I still like my circular ice rink AROUND the building idea. Would be fun and I'm not sure it's been ever done (but I could very well be wrong).
 
Re: The Boston Arch (Aquarium parking garage)

Thought so. Glad to have invoked such civil discourse. Obviously, some of the posters on this forum are children. My only response is that big doesn't belong on a waterfront, that a 600 foot skyscraper and a 550 foot skyscraper, both of which "exceed the property’s recommended height limit of 200 feet", on the edge of a waterfront are an urban design violation. I'm entitled to an opinion without a blowback of wrath. Bye.

Problem is, you've done something that does not make for civil Civil Discourse: You've staked out personal preferences, cloaked them in fallacious or hypocritically cherry-picked legal cover, and presented them as if your opinions must command universal assent:

"doesn't belong" (a pure opinion)
"exceed recommended height limit" (a fallible, changeable law)
"urban design violation" (a pure opinion on some imagined True Design)

There's a lot to be said for a 200' height limit in the "last block" before the water. Problem here is the garage perfectly conforms to all massing and setback expectations and produces an unassailable economic return exactly as it is.

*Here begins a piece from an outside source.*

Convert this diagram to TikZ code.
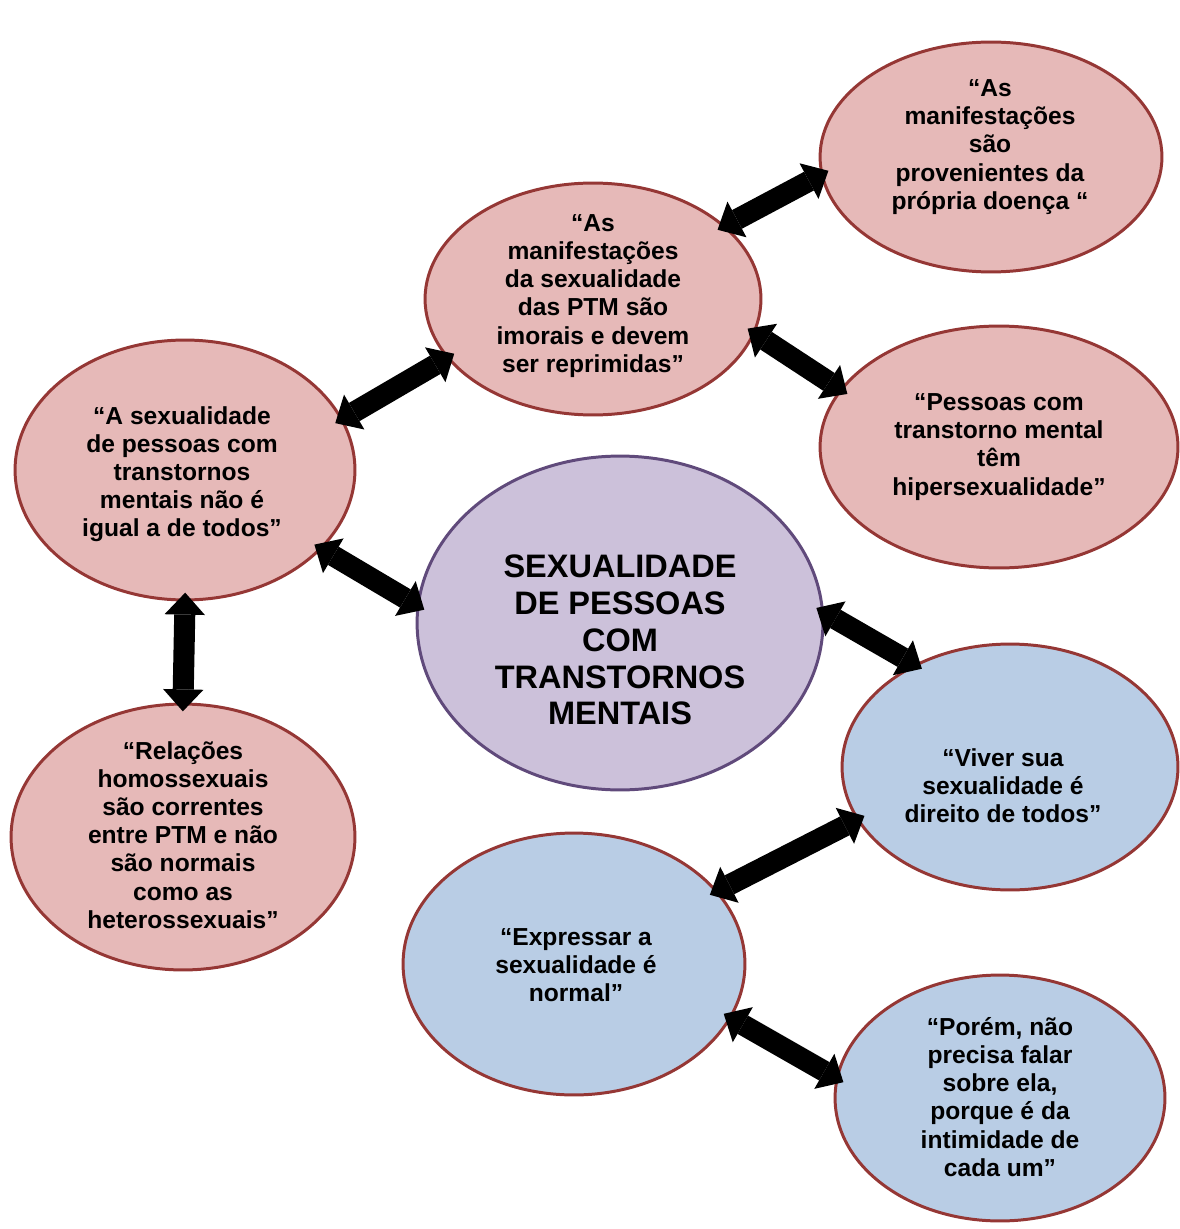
\documentclass[tikz,border=0pt]{standalone}
\usepackage{fontspec}
\setmainfont{Liberation Sans}
\usetikzlibrary{arrows.meta,shapes.geometric}
\definecolor{pinkfill}{HTML}{E6B9B8}
\definecolor{redline}{HTML}{953735}
\definecolor{bluefill}{HTML}{B9CDE5}
\definecolor{lavfill}{HTML}{CCC1DA}
\definecolor{purpline}{HTML}{604A7B}
\begin{document}
\begin{tikzpicture}[x=0.02cm,y=-0.02cm,
  sz/.style 2 args={minimum width=#1*0.04cm, minimum height=#2*0.04cm},
  oval/.style={ellipse, draw=redline, line width=1.7pt, inner sep=0pt},
  pinkoval/.style={oval, fill=pinkfill},
  blueoval/.style={oval, fill=bluefill},
  centeroval/.style={oval, draw=purpline, fill=lavfill},
  txt/.style={align=center, inner sep=0pt, font=\bfseries\fontsize{14}{16}\selectfont},
  bigtxt/.style={align=center, inner sep=0pt, font=\bfseries\fontsize{18.5}{21}\selectfont},
  dblarrow/.style={line width=12pt,
    {Triangle[width=23pt,length=12.5pt,line width=0pt]}-{Triangle[width=23pt,length=12.5pt,line width=0pt]},
    shorten <=-5pt, shorten >=-5pt}
]
\useasboundingbox (0,0) rectangle (1179,1229);

% ellipses
\node[pinkoval, sz={171}{115}] (tr) at (991,157) {};
\node[pinkoval, sz={168}{116}] (tm) at (593,299) {};
\node[pinkoval, sz={179}{121}] (rt) at (999,447) {};
\node[pinkoval, sz={170}{130}] (lf) at (185,470) {};
\node[centeroval, sz={203}{167}] (ce) at (620,623) {};
\node[pinkoval, sz={172}{133}] (bl) at (183,837) {};
\node[blueoval, sz={168}{123}] (rb) at (1010,767) {};
\node[blueoval, sz={171}{131}] (ex) at (574,964) {};
\node[blueoval, sz={165}{123}] (pr) at (1000,1098) {};

% connectors
\draw[dblarrow] (tm.29) -- (tr.186);
\draw[dblarrow] (tm.-12) -- (rt.160);
\draw[dblarrow] (lf.18) -- (tm.202);
\draw[dblarrow] (lf.-30) -- (ce.175);
\draw[dblarrow] (lf.-90) -- (bl.90);
\draw[dblarrow] (ce.3) -- (rb.133);
\draw[dblarrow] (rb.199) -- (ex.27);
\draw[dblarrow] (ex.-19) -- (pr.173);

% texts
\node[txt] (trt) at (990,147) {“As\\manifestações\\são\\provenientes da\\própria doença “};
\node[txt] (tmt) at (593,296) {“As\\manifestações\\da sexualidade\\das PTM são\\imorais e devem\\ser reprimidas”};
\node[txt] (rtt) at (999,447) {“Pessoas com\\transtorno mental\\têm\\hipersexualidade”};
\node[txt] (lft) at (182,474) {“A sexualidade\\de pessoas com\\transtornos\\mentais não é\\igual a de todos”};
\node[bigtxt] (cet) at (620,640) {SEXUALIDADE\\DE PESSOAS\\COM\\TRANSTORNOS\\MENTAIS};
\node[txt] (blt) at (183,835) {“Relações\\homossexuais\\são correntes\\entre PTM e não\\são normais\\como as\\heterossexuais”};
\node[txt] (rbt) at (1003,786) {“Viver sua\\sexualidade é\\direito de todos”};
\node[txt] (ext) at (576,965) {“Expressar a\\sexualidade é\\normal”};
\node[txt] (prt) at (1000,1097) {“Porém, não\\precisa falar\\sobre ela,\\porque é da\\intimidade de\\cada um”};
\end{tikzpicture}
\end{document}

It also abuts two 400' violators, which as much suggests a trend as it does an outrage.

Given that it is perfectly legal and privately owned, There's only two ways that you can presume to get rid of the thing:

Either stump up about $30,000 per resident in boston and buy out the garage (in which case you need to persuade people that that's the best thing to spend it on, not dictate to them), or give the owner an economic incentive to wreck it himself and build a tower.

But its in a city. The answer to ugly buildings in a diverse city can't be take-by-eminent-domain-and-build-a-park...you get Detroit...plenty of new parkland there...

Nope, its going to be "build something" and probably "build something tall."